Quantum Information, Game Theory, and the Future of Rationality
The Legacy Of Al-Kindi's Frequency Analysis: Patterns, Codes, And True Randomness
How secure is encrypted data? The answer often depends on the persistence and ingenuity of the codebreaker. In recent decades, however, the speed at which cryptanalysis can be performed has also become a crucial factor, with faster processing capabilities increasing the vulnerability of encrypted data. This risk is set to grow even more with the emergence of quantum computing. While encryption and hacking may seem like phenomena of the digital age, their roots stretch much further back in history—likely to the dawn of civilization itself. A prime example is Al-Kindi, whose groundbreaking work in frequency analysis was one of the earliest recorded methods for breaking cryptographic codes. His contributions, made over a thousand years ago, mark a significant milestone in the history of cryptography. But with the rise of quantum technology, this milestone may soon be surpassed.
Faisal Shah Khan, PhD
10/7/20243 min read
Around 850 CE, Abu Yusuf Al-Kindi, the director of the House of Wisdom in Baghdad, introduced the first known statistical technique for breaking substitution ciphers. These ciphers encrypt messages by replacing the letters of the alphabet with symbols or other letters, and the key for this transformation is shared only with trusted parties. One famous example is the Caesar cipher, used by Julius Caesar, which shifts letters by a fixed number of positions in the alphabet. For example, in a Caesar cipher where the letters are shifted by five places, the word "ATTACK" would be encrypted as "FYYFHP." Substitution ciphers, including Caesar's, exemplified the "simple but effective" approach to securing communications sent over insecure channels.
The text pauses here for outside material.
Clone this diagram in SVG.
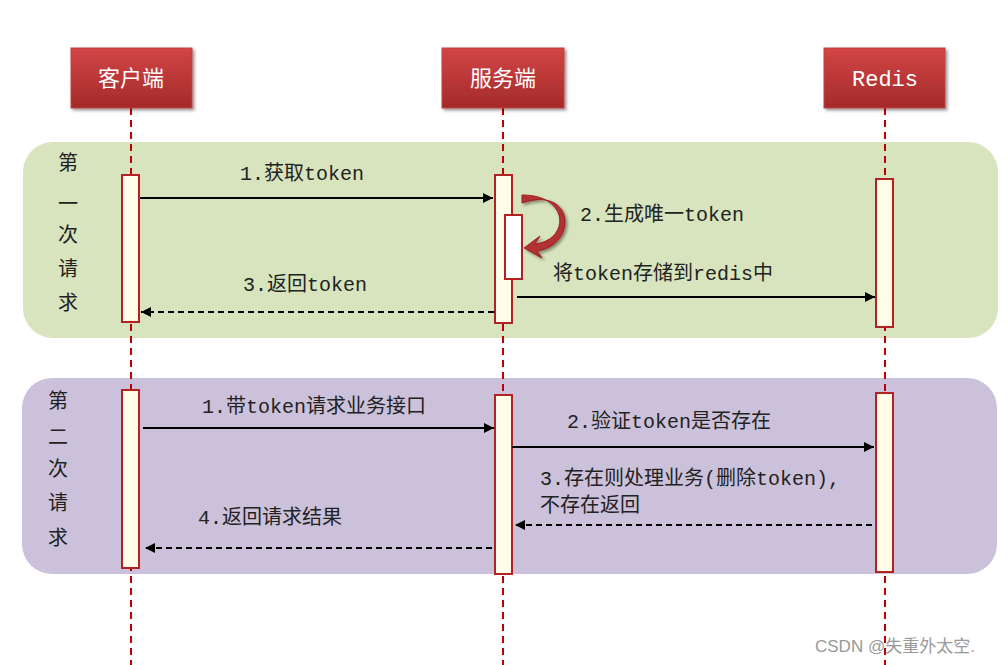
<svg xmlns="http://www.w3.org/2000/svg" width="1008" height="665" viewBox="0 0 1008 665">
<defs>
<linearGradient id="hg" x1="0" y1="0" x2="0" y2="1"><stop offset="0" stop-color="#d24545"/><stop offset="1" stop-color="#a42a2a"/></linearGradient>
<marker id="ar" viewBox="0 0 10 10" refX="10" refY="5" markerWidth="10" markerHeight="10" markerUnits="userSpaceOnUse" orient="auto"><path d="M0,0 L10,5 L0,10 z" fill="#000"/></marker>
<filter id="sh"><feDropShadow dx="2" dy="2" stdDeviation="1.5" flood-opacity="0.4"/></filter>
</defs>
<style>
text{font-family:"Liberation Mono","Noto Sans CJK SC",monospace;font-size:20px;fill:#222}
.hd{fill:url(#hg);stroke:#c04040;stroke-width:1;filter:url(#sh)}
.ht{fill:#fff;font-size:22px;text-anchor:middle}
.ll{stroke:#c00000;stroke-width:2;stroke-dasharray:7,5}
.act{fill:#fffde8;stroke:#b22222;stroke-width:2}
.m{stroke:#000;stroke-width:2;fill:none;marker-end:url(#ar)}
.d{stroke:#000;stroke-width:2;fill:none;stroke-dasharray:6,4;marker-end:url(#ar)}
</style>
<rect width="1008" height="665" fill="#fff"/>
<rect x="23" y="142" width="975" height="196" rx="30" fill="#d7e4bd"/>
<rect x="22" y="378" width="975" height="196" rx="30" fill="#ccc1da"/>
<g id="lifelines">
<line class="ll" x1="131" y1="108" x2="131" y2="665"/>
<line class="ll" x1="503" y1="108" x2="503" y2="665"/>
<line class="ll" x1="885" y1="108" x2="885" y2="665"/>
</g>
<g id="client"><rect class="hd" x="71" y="48" width="121" height="60"/><text class="ht" x="131" y="86">客户端</text></g>
<g id="server"><rect class="hd" x="442" y="48" width="122" height="60"/><text class="ht" x="503" y="86">服务端</text></g>
<g id="redis"><rect class="hd" x="824" y="48" width="121" height="60"/><text class="ht" x="885" y="86">Redis</text></g>
<g id="phase1label"><text x="58" y="170">第</text><text x="58" y="211">一</text><text x="58" y="242">次</text><text x="58" y="276">请</text><text x="58" y="310">求</text></g>
<g id="phase2label"><text x="48" y="408">第</text><text x="48" y="444">二</text><text x="48" y="476">次</text><text x="48" y="510">请</text><text x="48" y="545">求</text></g>
<g id="activations">
<rect class="act" x="122" y="175" width="17" height="147"/>
<rect class="act" x="495" y="175" width="17" height="148"/>
<rect x="505" y="215" width="17" height="64" fill="#fff" stroke="#b22222" stroke-width="2"/>
<rect class="act" x="876" y="179" width="17" height="148"/>
<rect class="act" x="122" y="390" width="17" height="178"/>
<rect class="act" x="495" y="395" width="17" height="179"/>
<rect class="act" x="876" y="393" width="17" height="179"/>
</g>
<g id="connectors">
<line class="m" x1="140" y1="198" x2="493" y2="198"/>
<path d="M522,195 C570,195 570,240 535,244 L540,236 L524,248 L542,258 L537,251 C578,245 575,185 522,203 z" fill="#b03030" stroke="#a02020" filter="url(#sh)"/>
<line class="d" x1="494" y1="312" x2="141" y2="312"/>
<line class="m" x1="517" y1="297" x2="875" y2="297"/>
<line class="m" x1="143" y1="428" x2="494" y2="428"/>
<line class="m" x1="512" y1="447" x2="874" y2="447"/>
<line class="d" x1="872" y1="525" x2="515" y2="525"/>
<line class="d" x1="492" y1="548" x2="145" y2="548"/>
</g>
<g id="labels">
<text x="240" y="180">1.获取token</text>
<text x="580" y="221">2.生成唯一token</text>
<text x="243" y="291">3.返回token</text>
<text x="553" y="280">将token存储到redis中</text>
<text x="202" y="413">1.带token请求业务接口</text>
<text x="567" y="428">2.验证token是否存在</text>
<text x="540" y="485">3.存在则处理业务(删除token),</text>
<text x="540" y="512">不存在返回</text>
<text x="198" y="524">4.返回请求结果</text>
<text x="815" y="652" style="font-family:'Liberation Sans','Noto Sans CJK SC',sans-serif;font-size:17px;fill:#999">CSDN @失重外太空.</text>
</g>
</svg>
However, before Al-Kindi's breakthrough, no systematic method for analyzing and breaking these letter-shift ciphers is known to have existed. This means that the probability of correctly guessing the true letter value in a Caesar cipher was roughly 1 in 400 trillion trillion! In his work On Deciphering Cryptographic Messages, Al-Kindi outlined a method based on frequency analysis. This technique involves analyzing how frequently letters or symbols appear in the ciphertext, under the assumption that the language of the original message is known. For example, if the original message is in English, Al-Kindi's method would suggest that the most frequently occurring symbol in the cipher likely represents the letter "E," since "E" is the most common letter in English, appearing about 13% of the time. On the other hand, the letter "D" appears far less frequently, at around 4%.
Al-Kindi's analysis extends further by proposing the identification of frequently occurring letter pairs (bigrams) in the target language. In English, for instance, the pair "TH" occurs in approximately 15% of texts, "HE" in 12%, and "ER" in 11%. This approach can be extended to triples of letters, helping to identify commonly used words like "THE," "OFF," and "OUT" in encrypted text. However, it's important to note that the context of the original message (whether a scientific text, war manual, technical specification, or poetry) can influence these frequencies.
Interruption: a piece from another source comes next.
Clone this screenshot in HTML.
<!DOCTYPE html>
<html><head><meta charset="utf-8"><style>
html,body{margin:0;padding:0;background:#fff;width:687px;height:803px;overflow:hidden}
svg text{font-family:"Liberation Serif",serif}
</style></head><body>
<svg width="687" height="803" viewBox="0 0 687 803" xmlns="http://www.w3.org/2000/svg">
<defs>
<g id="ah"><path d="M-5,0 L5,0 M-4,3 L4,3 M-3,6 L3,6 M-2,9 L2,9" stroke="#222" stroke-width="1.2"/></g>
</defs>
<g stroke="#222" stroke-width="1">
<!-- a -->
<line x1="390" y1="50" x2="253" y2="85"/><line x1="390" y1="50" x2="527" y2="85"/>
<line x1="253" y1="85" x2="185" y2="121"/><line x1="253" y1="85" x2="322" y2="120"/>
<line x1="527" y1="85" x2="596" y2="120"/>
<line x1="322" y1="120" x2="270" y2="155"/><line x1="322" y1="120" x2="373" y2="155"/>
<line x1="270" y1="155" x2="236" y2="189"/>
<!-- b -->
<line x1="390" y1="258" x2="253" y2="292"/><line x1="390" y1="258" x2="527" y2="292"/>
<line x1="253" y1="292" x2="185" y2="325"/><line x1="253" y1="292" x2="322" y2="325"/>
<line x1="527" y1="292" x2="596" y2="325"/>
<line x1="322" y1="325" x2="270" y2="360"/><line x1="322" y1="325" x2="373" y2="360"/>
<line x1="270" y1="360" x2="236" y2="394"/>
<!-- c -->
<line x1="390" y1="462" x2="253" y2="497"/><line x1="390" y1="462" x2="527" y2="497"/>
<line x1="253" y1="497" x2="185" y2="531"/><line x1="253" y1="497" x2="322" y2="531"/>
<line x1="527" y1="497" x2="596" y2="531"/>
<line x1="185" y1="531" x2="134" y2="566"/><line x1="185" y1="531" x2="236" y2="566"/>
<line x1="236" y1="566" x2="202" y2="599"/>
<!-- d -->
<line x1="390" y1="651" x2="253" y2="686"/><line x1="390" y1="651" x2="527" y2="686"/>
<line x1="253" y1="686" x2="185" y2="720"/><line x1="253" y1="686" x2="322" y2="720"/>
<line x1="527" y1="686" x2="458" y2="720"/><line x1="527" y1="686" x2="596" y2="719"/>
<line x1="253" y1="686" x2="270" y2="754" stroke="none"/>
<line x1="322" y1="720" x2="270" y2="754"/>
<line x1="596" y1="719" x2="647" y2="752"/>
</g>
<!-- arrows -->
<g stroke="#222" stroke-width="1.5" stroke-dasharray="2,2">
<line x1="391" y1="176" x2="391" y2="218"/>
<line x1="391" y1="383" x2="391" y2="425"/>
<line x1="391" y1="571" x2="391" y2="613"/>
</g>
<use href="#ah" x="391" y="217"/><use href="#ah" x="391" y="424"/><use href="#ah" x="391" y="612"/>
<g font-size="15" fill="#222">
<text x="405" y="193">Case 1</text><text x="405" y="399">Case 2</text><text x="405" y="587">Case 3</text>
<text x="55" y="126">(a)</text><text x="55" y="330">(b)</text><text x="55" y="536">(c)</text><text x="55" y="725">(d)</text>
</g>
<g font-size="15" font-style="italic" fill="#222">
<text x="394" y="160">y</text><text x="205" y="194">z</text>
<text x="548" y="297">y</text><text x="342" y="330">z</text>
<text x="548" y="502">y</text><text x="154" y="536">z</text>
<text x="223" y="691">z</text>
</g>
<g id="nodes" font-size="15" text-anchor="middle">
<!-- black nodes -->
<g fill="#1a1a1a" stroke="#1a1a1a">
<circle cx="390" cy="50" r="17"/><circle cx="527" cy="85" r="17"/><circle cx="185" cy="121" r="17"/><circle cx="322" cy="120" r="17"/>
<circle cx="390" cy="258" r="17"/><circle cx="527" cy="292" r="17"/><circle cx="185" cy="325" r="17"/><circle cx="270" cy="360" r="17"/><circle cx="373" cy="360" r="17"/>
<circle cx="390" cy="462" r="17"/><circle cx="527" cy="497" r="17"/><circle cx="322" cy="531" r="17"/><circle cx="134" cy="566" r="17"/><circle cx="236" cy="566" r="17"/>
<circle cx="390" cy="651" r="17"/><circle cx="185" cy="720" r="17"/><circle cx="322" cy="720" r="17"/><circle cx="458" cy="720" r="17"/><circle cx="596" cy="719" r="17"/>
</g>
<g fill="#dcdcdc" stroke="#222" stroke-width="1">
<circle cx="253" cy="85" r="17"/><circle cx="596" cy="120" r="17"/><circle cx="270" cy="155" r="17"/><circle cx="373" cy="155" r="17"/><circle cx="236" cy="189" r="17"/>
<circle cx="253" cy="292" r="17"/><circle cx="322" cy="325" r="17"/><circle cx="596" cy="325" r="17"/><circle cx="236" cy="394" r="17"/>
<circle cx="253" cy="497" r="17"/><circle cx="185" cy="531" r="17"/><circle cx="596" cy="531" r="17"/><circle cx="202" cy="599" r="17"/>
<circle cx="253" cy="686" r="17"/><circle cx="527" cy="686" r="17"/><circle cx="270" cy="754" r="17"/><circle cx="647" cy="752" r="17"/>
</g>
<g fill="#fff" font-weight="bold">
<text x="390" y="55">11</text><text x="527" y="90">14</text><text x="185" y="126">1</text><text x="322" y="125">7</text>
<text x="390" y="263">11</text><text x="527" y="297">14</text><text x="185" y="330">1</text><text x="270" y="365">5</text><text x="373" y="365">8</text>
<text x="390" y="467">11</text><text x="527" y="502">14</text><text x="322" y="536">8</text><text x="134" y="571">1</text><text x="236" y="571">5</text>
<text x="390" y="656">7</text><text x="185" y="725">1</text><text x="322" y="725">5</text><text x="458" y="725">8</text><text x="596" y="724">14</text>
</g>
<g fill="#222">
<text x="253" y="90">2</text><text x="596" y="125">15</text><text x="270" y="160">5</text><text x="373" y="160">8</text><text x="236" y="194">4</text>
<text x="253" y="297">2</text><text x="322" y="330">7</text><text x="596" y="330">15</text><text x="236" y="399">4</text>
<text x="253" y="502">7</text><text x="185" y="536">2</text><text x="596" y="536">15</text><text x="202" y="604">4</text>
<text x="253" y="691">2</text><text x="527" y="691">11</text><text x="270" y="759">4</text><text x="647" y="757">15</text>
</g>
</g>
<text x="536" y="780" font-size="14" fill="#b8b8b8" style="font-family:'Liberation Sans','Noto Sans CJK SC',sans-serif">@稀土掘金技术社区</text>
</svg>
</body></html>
While Al-Kindi’s frequency analysis is less effective against more advanced modern encryption techniques—such as those involving variable shifts—his foundational concept of detecting patterns in data remains central to modern cryptanalysis. During World War II, for instance, the Allies famously broke the German Enigma machine encryption. Alan Turing, a pioneer in computer science, exploited patterns found in intercepted German communications. German soldiers repeatedly sent weather reports using a consistent format and terminology, along with predictable salutations and signatures. These recurring patterns, combined with operational lapses by the Germans in following best practices, enabled Turing and his team to crack the Enigma encryption.
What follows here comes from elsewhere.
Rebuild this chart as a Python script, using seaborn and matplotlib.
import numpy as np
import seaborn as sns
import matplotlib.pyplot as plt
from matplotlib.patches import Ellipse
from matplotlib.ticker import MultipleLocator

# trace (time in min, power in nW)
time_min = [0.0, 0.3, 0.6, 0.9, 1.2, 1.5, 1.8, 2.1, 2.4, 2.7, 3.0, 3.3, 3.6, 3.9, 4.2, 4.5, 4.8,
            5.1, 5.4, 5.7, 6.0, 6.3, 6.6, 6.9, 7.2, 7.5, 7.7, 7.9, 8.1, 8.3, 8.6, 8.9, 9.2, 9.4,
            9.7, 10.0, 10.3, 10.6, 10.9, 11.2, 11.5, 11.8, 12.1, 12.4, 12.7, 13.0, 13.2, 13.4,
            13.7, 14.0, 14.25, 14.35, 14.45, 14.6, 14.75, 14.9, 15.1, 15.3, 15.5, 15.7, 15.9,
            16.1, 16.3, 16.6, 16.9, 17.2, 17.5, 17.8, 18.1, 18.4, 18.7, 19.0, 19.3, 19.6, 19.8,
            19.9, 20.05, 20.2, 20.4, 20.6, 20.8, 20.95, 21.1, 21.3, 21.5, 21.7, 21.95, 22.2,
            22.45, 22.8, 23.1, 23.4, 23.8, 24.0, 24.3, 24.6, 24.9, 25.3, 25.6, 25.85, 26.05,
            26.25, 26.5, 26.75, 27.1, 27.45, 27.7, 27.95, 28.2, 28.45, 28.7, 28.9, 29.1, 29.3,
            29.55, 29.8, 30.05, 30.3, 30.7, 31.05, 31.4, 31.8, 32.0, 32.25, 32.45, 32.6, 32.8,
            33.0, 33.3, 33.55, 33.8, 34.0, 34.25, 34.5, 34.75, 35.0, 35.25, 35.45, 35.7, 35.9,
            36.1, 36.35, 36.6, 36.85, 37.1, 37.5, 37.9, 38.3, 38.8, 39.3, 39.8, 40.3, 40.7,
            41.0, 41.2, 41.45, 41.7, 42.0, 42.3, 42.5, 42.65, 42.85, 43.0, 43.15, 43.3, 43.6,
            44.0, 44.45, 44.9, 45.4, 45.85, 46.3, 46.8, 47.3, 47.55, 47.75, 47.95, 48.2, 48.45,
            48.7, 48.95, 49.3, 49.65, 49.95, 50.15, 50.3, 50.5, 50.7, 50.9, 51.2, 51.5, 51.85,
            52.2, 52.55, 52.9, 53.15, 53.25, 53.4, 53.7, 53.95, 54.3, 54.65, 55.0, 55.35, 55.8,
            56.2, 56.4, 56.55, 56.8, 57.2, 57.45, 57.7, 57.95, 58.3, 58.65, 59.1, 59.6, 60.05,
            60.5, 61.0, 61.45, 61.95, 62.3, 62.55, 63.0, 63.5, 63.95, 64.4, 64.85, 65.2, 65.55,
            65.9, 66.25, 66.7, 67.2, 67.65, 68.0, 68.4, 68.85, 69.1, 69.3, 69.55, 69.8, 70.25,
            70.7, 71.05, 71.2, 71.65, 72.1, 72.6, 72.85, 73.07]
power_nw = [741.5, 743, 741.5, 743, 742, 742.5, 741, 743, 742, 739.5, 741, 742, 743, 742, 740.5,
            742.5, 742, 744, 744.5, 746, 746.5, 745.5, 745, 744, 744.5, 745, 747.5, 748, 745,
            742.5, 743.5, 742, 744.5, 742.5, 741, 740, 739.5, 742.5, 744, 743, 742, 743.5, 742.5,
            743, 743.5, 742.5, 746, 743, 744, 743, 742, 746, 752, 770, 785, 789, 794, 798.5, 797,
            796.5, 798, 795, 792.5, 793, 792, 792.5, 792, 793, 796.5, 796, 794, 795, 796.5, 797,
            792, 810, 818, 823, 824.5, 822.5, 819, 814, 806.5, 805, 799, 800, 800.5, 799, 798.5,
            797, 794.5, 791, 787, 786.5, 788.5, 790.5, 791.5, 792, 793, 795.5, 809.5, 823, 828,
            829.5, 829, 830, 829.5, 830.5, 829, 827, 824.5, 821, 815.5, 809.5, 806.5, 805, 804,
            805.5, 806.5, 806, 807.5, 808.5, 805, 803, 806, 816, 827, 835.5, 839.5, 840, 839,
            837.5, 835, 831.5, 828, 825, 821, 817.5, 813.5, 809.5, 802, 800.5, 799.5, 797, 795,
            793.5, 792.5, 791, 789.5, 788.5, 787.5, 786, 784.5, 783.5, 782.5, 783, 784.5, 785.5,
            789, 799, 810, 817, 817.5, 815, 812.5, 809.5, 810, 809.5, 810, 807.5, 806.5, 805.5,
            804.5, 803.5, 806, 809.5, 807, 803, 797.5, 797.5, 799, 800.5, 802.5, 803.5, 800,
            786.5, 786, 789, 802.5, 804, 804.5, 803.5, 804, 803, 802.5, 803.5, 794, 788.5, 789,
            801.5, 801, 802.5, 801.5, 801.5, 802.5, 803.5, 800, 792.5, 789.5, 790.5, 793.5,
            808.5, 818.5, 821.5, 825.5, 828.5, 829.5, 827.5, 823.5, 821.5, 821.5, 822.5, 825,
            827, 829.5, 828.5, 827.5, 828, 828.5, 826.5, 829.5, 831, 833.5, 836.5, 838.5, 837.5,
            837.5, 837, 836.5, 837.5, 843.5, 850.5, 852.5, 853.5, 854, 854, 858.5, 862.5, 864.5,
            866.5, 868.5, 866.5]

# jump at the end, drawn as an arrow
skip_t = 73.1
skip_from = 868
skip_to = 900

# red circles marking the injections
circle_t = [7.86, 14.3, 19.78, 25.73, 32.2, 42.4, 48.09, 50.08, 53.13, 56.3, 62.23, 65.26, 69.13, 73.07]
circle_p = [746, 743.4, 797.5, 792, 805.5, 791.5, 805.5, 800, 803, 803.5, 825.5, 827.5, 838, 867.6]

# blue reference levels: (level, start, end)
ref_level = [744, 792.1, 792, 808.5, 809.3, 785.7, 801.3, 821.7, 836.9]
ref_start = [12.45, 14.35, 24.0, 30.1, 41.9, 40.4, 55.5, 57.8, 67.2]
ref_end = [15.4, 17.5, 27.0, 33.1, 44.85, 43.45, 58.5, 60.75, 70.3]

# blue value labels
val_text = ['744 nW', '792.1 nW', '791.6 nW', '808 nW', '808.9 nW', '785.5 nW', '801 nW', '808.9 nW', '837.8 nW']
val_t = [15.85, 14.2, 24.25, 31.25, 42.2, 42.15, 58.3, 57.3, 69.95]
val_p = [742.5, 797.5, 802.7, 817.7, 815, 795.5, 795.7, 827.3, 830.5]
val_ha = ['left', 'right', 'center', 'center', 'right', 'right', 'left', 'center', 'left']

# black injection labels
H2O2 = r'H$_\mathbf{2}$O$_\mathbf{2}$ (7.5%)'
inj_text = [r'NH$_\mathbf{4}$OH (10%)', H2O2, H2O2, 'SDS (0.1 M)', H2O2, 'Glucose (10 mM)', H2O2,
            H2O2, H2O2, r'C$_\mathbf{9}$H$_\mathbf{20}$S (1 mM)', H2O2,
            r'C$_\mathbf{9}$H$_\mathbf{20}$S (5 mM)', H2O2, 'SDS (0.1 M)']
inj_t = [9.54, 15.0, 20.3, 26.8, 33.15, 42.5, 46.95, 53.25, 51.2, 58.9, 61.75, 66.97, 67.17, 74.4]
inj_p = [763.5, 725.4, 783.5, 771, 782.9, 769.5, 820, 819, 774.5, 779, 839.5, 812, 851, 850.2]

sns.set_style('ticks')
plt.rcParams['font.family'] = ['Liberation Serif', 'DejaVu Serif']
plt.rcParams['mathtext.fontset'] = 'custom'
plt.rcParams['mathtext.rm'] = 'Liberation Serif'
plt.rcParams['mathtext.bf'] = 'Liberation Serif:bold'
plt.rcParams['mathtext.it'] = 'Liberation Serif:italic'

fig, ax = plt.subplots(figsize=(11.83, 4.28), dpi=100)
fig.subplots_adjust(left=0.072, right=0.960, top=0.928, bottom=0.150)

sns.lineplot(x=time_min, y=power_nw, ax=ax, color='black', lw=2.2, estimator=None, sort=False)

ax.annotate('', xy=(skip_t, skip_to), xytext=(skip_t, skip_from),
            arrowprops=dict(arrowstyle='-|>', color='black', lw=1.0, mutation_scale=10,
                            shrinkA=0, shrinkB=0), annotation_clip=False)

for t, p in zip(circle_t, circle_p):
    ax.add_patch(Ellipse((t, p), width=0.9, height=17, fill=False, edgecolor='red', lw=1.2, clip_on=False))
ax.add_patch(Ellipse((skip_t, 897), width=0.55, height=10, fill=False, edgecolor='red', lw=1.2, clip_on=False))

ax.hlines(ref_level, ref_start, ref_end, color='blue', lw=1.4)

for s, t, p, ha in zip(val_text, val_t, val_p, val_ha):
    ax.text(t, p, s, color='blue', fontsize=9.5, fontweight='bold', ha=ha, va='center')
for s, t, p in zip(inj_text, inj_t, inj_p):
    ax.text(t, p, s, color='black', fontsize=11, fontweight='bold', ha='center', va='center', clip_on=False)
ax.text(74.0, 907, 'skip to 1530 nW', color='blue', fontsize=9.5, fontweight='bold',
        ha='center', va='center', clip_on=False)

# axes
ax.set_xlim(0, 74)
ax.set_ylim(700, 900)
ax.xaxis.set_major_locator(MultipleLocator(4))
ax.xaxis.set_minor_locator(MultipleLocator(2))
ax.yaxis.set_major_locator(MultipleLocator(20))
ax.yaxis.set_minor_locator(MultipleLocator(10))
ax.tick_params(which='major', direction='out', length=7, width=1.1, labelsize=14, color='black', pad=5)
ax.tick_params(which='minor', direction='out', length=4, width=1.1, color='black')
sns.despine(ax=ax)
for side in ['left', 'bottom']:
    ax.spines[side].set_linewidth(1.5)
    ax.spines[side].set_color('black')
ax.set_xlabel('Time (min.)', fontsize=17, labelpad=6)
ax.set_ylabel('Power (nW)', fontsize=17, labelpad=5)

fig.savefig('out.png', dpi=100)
The "curse of the pattern" continues to haunt modern cybersecurity as well. Despite the sophistication of today’s encryption algorithms, elements of modern encryption suites still remain vulnerable to frequency analysis and pattern recognition. With the rise of machine learning and neural networks, identifying patterns in data has become even faster and more accurate. One of the key challenges in modern encryption is the lack of true randomness in the data. True randomness is characterized by a sequence of events (or data) that exhibits unpredictability, lack of bias, and high entropy—qualities that are difficult to achieve in practice.
As discussed in the earlier post "Quantum Entanglement and the Art of Hotel Breakfast Management," even sequences that seem random at first glance may, upon further analysis, reveal biases or patterns. For example, a pair of anti-correlated digital coins may show no discernible bias in individual flips, but over the course of several days, a 70%-30% bias can become apparent, indicating lower entropy and allowing for pattern detection. Modern encryption methods, such as public-key cryptography, rely on the exchange of random numbers during the initialization process. However, if these numbers are not truly random (which they typically aren’t), an adversary could potentially collect a large enough sample, analyze it for patterns, and predict future numbers—compromising the encryption scheme and the security of transactions.
So, is the internet secure? The simple answer is: it’s not. Despite widespread use of encryption, numerous data breaches have already exposed the private information of hundreds of millions of people worldwide. As cryptography continues to evolve, ensuring true randomness and eliminating patterns remain critical challenges for the future of cybersecurity. This is a problem that quantum technology, specifically quantum random number generators, may be able to solve. Al-Kindi's legacy, over a millennium old, is beginning to face new challenges. I will explore this in more detail in the next post where we will see that a quantum solution exists to blunt the dramatic power of quantum computers.